:: TASK DIRECTIONS ::
Set the data down again, exactly as it reads, but without the pictures.
"""
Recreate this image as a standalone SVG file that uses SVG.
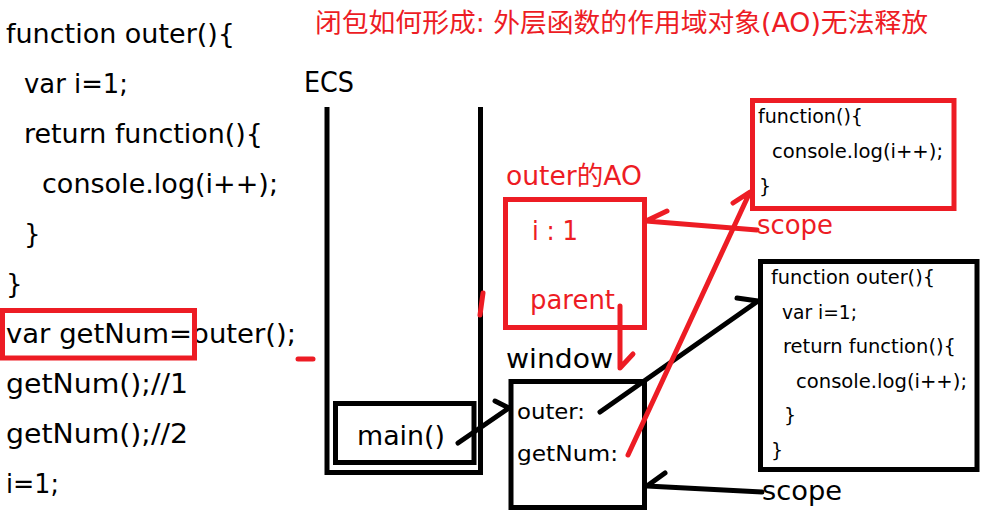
<svg xmlns="http://www.w3.org/2000/svg" width="1008" height="516" viewBox="0 0 1008 516">
<style>
text{font-family:"DejaVu Sans","Noto Sans CJK SC",sans-serif;fill:#000}
.code{font-size:26px}
.red{fill:#ed1c24}
.sm{font-size:19px}
.mid{font-size:22px}
.bk{fill:none;stroke:#000;stroke-width:5}
.rd{fill:none;stroke:#ed1c24;stroke-width:5}
.cb{fill:none;stroke:#000;stroke-width:5;stroke-linecap:round;stroke-linejoin:round}
.cr{fill:none;stroke:#ed1c24;stroke-width:5;stroke-linecap:round;stroke-linejoin:round}
</style>
<rect width="1008" height="516" fill="#fff"/>
<g id="code">
<text class="code" x="6" y="43" textLength="229" lengthAdjust="spacingAndGlyphs">function outer(){</text>
<text class="code" x="24" y="93" textLength="104" lengthAdjust="spacingAndGlyphs">var i=1;</text>
<text class="code" x="24" y="143" textLength="239" lengthAdjust="spacingAndGlyphs">return function(){</text>
<text class="code" x="42" y="193" textLength="236" lengthAdjust="spacingAndGlyphs">console.log(i++);</text>
<text class="code" x="24" y="243">}</text>
<text class="code" x="6" y="293">}</text>
<text class="code" x="6" y="343" textLength="290" lengthAdjust="spacingAndGlyphs">var getNum=outer();</text>
<text class="code" x="6" y="393" textLength="182" lengthAdjust="spacingAndGlyphs">getNum();//1</text>
<text class="code" x="6" y="443" textLength="182" lengthAdjust="spacingAndGlyphs">getNum();//2</text>
<text class="code" x="6" y="493" textLength="53" lengthAdjust="spacingAndGlyphs">i=1;</text>
<rect class="rd" x="2.5" y="310.5" width="192" height="47.5"/>
</g>
<g id="title">
<text class="red" x="315" y="32" font-size="26" textLength="613" lengthAdjust="spacingAndGlyphs">闭包如何形成: 外层函数的作用域对象(AO)无法释放</text>
</g>
<g id="ecs">
<text x="304" y="92" font-size="28" textLength="50" lengthAdjust="spacingAndGlyphs">ECS</text>
<path class="bk" d="M327,107 V472.5 H480.5 V107"/>
</g>
<g id="main">
<rect class="bk" x="335.5" y="403.5" width="138.5" height="59"/>
<text class="code" x="357" y="445" textLength="88" lengthAdjust="spacingAndGlyphs">main()</text>
</g>
<g id="outer-ao">
<text class="red" x="506" y="185" font-size="26" textLength="136" lengthAdjust="spacingAndGlyphs">outer的AO</text>
<rect class="rd" x="505.5" y="199.5" width="139" height="128"/>
<text class="red" x="532" y="240" font-size="26" textLength="46" lengthAdjust="spacingAndGlyphs">i : 1</text>
<text class="red" x="530" y="309" font-size="26" textLength="85" lengthAdjust="spacingAndGlyphs">parent</text>
</g>
<g id="window">
<text class="code" x="506" y="368" textLength="107" lengthAdjust="spacingAndGlyphs">window</text>
<rect class="bk" x="511" y="381.5" width="133.5" height="126"/>
<text class="mid" x="517" y="419" textLength="68" lengthAdjust="spacingAndGlyphs">outer:</text>
<text class="mid" x="517" y="461" textLength="101" lengthAdjust="spacingAndGlyphs">getNum:</text>
</g>
<g id="inner-function">
<rect class="rd" x="752.5" y="100.5" width="201.5" height="108"/>
<text class="sm" x="758" y="123" textLength="105" lengthAdjust="spacingAndGlyphs">function(){</text>
<text class="sm" x="772" y="158" textLength="171" lengthAdjust="spacingAndGlyphs">console.log(i++);</text>
<text class="sm" x="759" y="193">}</text>
</g>
<g id="outer-function">
<rect class="bk" x="760.5" y="261.5" width="216.5" height="208"/>
<text class="sm" x="771" y="284" textLength="164" lengthAdjust="spacingAndGlyphs">function outer(){</text>
<text class="sm" x="782" y="319" textLength="75" lengthAdjust="spacingAndGlyphs">var i=1;</text>
<text class="sm" x="783" y="353" textLength="173" lengthAdjust="spacingAndGlyphs">return function(){</text>
<text class="sm" x="796" y="388" textLength="171" lengthAdjust="spacingAndGlyphs">console.log(i++);</text>
<text class="sm" x="784" y="422">}</text>
<text class="sm" x="771" y="457">}</text>
</g>
<g id="labels">
<text class="red" x="757" y="234" font-size="27" textLength="76" lengthAdjust="spacingAndGlyphs">scope</text>
<text x="762" y="500" font-size="27" textLength="80" lengthAdjust="spacingAndGlyphs">scope</text>
</g>
<g id="connectors">
<path class="cb" d="M458,443 L509,408 L495,401"/>
<path class="cb" d="M600,412 L758,301 L737,298"/>
<path class="cb" d="M665,473 L647,486 L762,492"/>
<path class="cr" d="M667,211 L646,221 L757,230"/>
<path class="cr" d="M628,455 L750,192 L733,203"/>
<path class="cr" d="M620,306 L620,368 L633,354"/>
<path class="cr" d="M480,315 L483,293" stroke-width="3"/>
<path class="cr" d="M298,359 H313" stroke-width="4"/>
</g>
</svg>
"""
:: ANSWER TO THE PROBLEM ::
Recreate this image as a standalone SVG file that uses SVG.
<svg xmlns="http://www.w3.org/2000/svg" width="1008" height="516" viewBox="0 0 1008 516">
<style>
text{font-family:"DejaVu Sans","Noto Sans CJK SC",sans-serif;fill:#000}
.code{font-size:26px}
.red{fill:#ed1c24}
.sm{font-size:19px}
.mid{font-size:22px}
.bk{fill:none;stroke:#000;stroke-width:5}
.rd{fill:none;stroke:#ed1c24;stroke-width:5}
.cb{fill:none;stroke:#000;stroke-width:5;stroke-linecap:round;stroke-linejoin:round}
.cr{fill:none;stroke:#ed1c24;stroke-width:5;stroke-linecap:round;stroke-linejoin:round}
</style>
<rect width="1008" height="516" fill="#fff"/>
<g id="code">
<text class="code" x="6" y="43" textLength="229" lengthAdjust="spacingAndGlyphs">function outer(){</text>
<text class="code" x="24" y="93" textLength="104" lengthAdjust="spacingAndGlyphs">var i=1;</text>
<text class="code" x="24" y="143" textLength="239" lengthAdjust="spacingAndGlyphs">return function(){</text>
<text class="code" x="42" y="193" textLength="236" lengthAdjust="spacingAndGlyphs">console.log(i++);</text>
<text class="code" x="24" y="243">}</text>
<text class="code" x="6" y="293">}</text>
<text class="code" x="6" y="343" textLength="290" lengthAdjust="spacingAndGlyphs">var getNum=outer();</text>
<text class="code" x="6" y="393" textLength="182" lengthAdjust="spacingAndGlyphs">getNum();//1</text>
<text class="code" x="6" y="443" textLength="182" lengthAdjust="spacingAndGlyphs">getNum();//2</text>
<text class="code" x="6" y="493" textLength="53" lengthAdjust="spacingAndGlyphs">i=1;</text>
<rect class="rd" x="2.5" y="310.5" width="192" height="47.5"/>
</g>
<g id="title">
<text class="red" x="315" y="32" font-size="26" textLength="613" lengthAdjust="spacingAndGlyphs">闭包如何形成: 外层函数的作用域对象(AO)无法释放</text>
</g>
<g id="ecs">
<text x="304" y="92" font-size="28" textLength="50" lengthAdjust="spacingAndGlyphs">ECS</text>
<path class="bk" d="M327,107 V472.5 H480.5 V107"/>
</g>
<g id="main">
<rect class="bk" x="335.5" y="403.5" width="138.5" height="59"/>
<text class="code" x="357" y="445" textLength="88" lengthAdjust="spacingAndGlyphs">main()</text>
</g>
<g id="outer-ao">
<text class="red" x="506" y="185" font-size="26" textLength="136" lengthAdjust="spacingAndGlyphs">outer的AO</text>
<rect class="rd" x="505.5" y="199.5" width="139" height="128"/>
<text class="red" x="532" y="240" font-size="26" textLength="46" lengthAdjust="spacingAndGlyphs">i : 1</text>
<text class="red" x="530" y="309" font-size="26" textLength="85" lengthAdjust="spacingAndGlyphs">parent</text>
</g>
<g id="window">
<text class="code" x="506" y="368" textLength="107" lengthAdjust="spacingAndGlyphs">window</text>
<rect class="bk" x="511" y="381.5" width="133.5" height="126"/>
<text class="mid" x="517" y="419" textLength="68" lengthAdjust="spacingAndGlyphs">outer:</text>
<text class="mid" x="517" y="461" textLength="101" lengthAdjust="spacingAndGlyphs">getNum:</text>
</g>
<g id="inner-function">
<rect class="rd" x="752.5" y="100.5" width="201.5" height="108"/>
<text class="sm" x="758" y="123" textLength="105" lengthAdjust="spacingAndGlyphs">function(){</text>
<text class="sm" x="772" y="158" textLength="171" lengthAdjust="spacingAndGlyphs">console.log(i++);</text>
<text class="sm" x="759" y="193">}</text>
</g>
<g id="outer-function">
<rect class="bk" x="760.5" y="261.5" width="216.5" height="208"/>
<text class="sm" x="771" y="284" textLength="164" lengthAdjust="spacingAndGlyphs">function outer(){</text>
<text class="sm" x="782" y="319" textLength="75" lengthAdjust="spacingAndGlyphs">var i=1;</text>
<text class="sm" x="783" y="353" textLength="173" lengthAdjust="spacingAndGlyphs">return function(){</text>
<text class="sm" x="796" y="388" textLength="171" lengthAdjust="spacingAndGlyphs">console.log(i++);</text>
<text class="sm" x="784" y="422">}</text>
<text class="sm" x="771" y="457">}</text>
</g>
<g id="labels">
<text class="red" x="757" y="234" font-size="27" textLength="76" lengthAdjust="spacingAndGlyphs">scope</text>
<text x="762" y="500" font-size="27" textLength="80" lengthAdjust="spacingAndGlyphs">scope</text>
</g>
<g id="connectors">
<path class="cb" d="M458,443 L509,408 L495,401"/>
<path class="cb" d="M600,412 L758,301 L737,298"/>
<path class="cb" d="M665,473 L647,486 L762,492"/>
<path class="cr" d="M667,211 L646,221 L757,230"/>
<path class="cr" d="M628,455 L750,192 L733,203"/>
<path class="cr" d="M620,306 L620,368 L633,354"/>
<path class="cr" d="M480,315 L483,293" stroke-width="3"/>
<path class="cr" d="M298,359 H313" stroke-width="4"/>
</g>
</svg>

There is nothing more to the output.